The decision by the UK government to slap importers of meat and dairy products from the EU with a £29 (€35) charge for each delivery of a specific item — such as an individual pack of cheese or sausage — with costs capped at £145 (€170) per shipment, has achieved a rare display of unity: complaints from food companies and consumers.
Cold Chain Federation Chief Executive Phil Pluck has warned that many EU food businesses, particularly small artisan producers will simply stop exporting to the UK.
“Those that do continue may see up to £1,000 added to the cost of one multi-consignment lorry entering the UK and will likely need to pass on a significant portion of those costs with higher prices,” he said.
After the price hikes on food staples resulting from Russia’s war in Ukraine, pricier European cheese and meat will be another kick in the wallet for Britons.
Similar messages have come from other industry leaders.
“81% of businesses that responded to the government’s own consultation on its proposed charging structure at the border made it clear that these charges will have a fairly or extremely negative impact on their business,” says Nichola Mallon, Head of Trade at business group Logistics UK.
“With only 27 days to go until these new checks and charges are to be applied, the cumulative cost facing businesses, and details of the compliance regime that will underpin it, are still not clear,” she added.
The sense of public bemusement at the new charges is, in part, because the UK left the EU’s single market in January 2021. The EU introduced full customs controls on imports from the UK on 1 January 2021.
The UK, by contrast, has moved much more slowly. The government has delayed the introduction of sanitary checks on meat, dairy and the majority of plants from the EU a total of five times since Brexit, partly because of concerns that businesses were not prepared for the changes and partly because the UK’s border infrastructure was not ready to carry out inspections of goods arriving from the EU.
The most recent delay was announced last August, when UK ministers stated that health certificates required for imports arriving at the Port of Dover and via the Eurotunnel would come into effect from 31 January.

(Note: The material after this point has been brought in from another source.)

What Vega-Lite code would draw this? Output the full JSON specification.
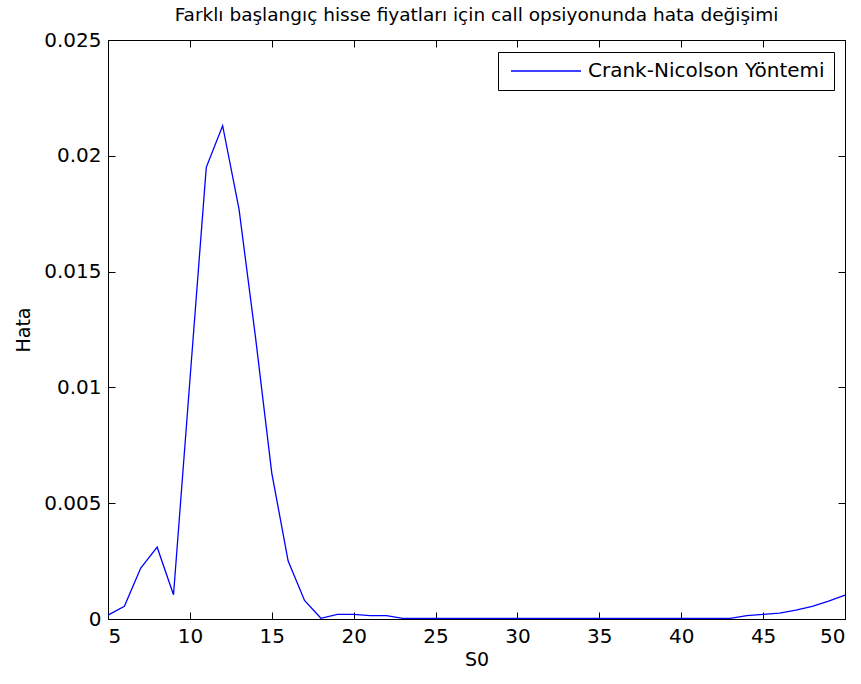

Sanitary and phytosanitary (SPS) checks on medium-risk food, animal and plant products come into force on 30 April, when the new charge will enter into force.
The UK’s new safety and security declarations for EU imports will come into force in October.
Each time, food industry representatives welcomed the delay but warned that prolonged uncertainty about import rules was bad for business.
The most obvious reason why food companies dislike the new ‘common user charge’ is that they will have to pay it, though the costs are likely to be passed on to consumers in price rises.
The government estimates that the additional costs of the border checks and new certification requirements could add another £330m a year to business costs.
However, ministers argue that the charge has been kept as low as possible and will help “recover the costs of operating our world-class border facilities where essential biosecurity checks will protect our food supply, farmers and environment against costly disease outbreaks entering the UK through the short straits”.
The Horticultural Trades Association has retorted that the new regime looks like it was “constructed on the back of an envelope”.
The new charges are, nonetheless, a political choice.
After the UK government watered down its proposed Brexit Freedoms Bill, under which all EU legislation was due to be amended, repealed, or replaced by December 2023, only a handful of EU laws on food safety were scrapped. The government did not need to introduce a new regime of checks and customs charges, but argues that having the right to differ from EU rules is one of the triumphs of Brexit.
The opposition Labour party, which is likely to find itself in office within the next few months, says that it would seek to negotiate a veterinary agreement with the EU to reduce the need for checks, although it is hard to imagine that this could happen quickly unless the UK committed to sticking with EU food safety rules.
The UK’s Department of Food and Rural Affairs estimates that nearly half of the food eaten in the UK is imported, more than two-thirds of which comes from EU countries, making the charges a strange choice.
The row over the import fees is only part of the picture. Last month, Dover Port Health Authority accused the government of jeopardising food safety with its proposal to move checks on goods to an inspection centre more than 20 miles away from the port.
The trade group, which represents businesses who operate frozen and chilled storage facilities and/or temperature-controlled distribution vehicles, has also expressed concern about the lack of assurances that different food consignments will be successfully kept at each’s correct temperatures for safety and quality when they are held at Border Control Posts.
Others have warned that the new paperwork requirements, which include health certificates, import licenses and declarations, and health entry documents will lead to lengthy delays.
Either way, successive UK governments chose to end frictionless trade with the EU. Importers and consumers are about to pay the price.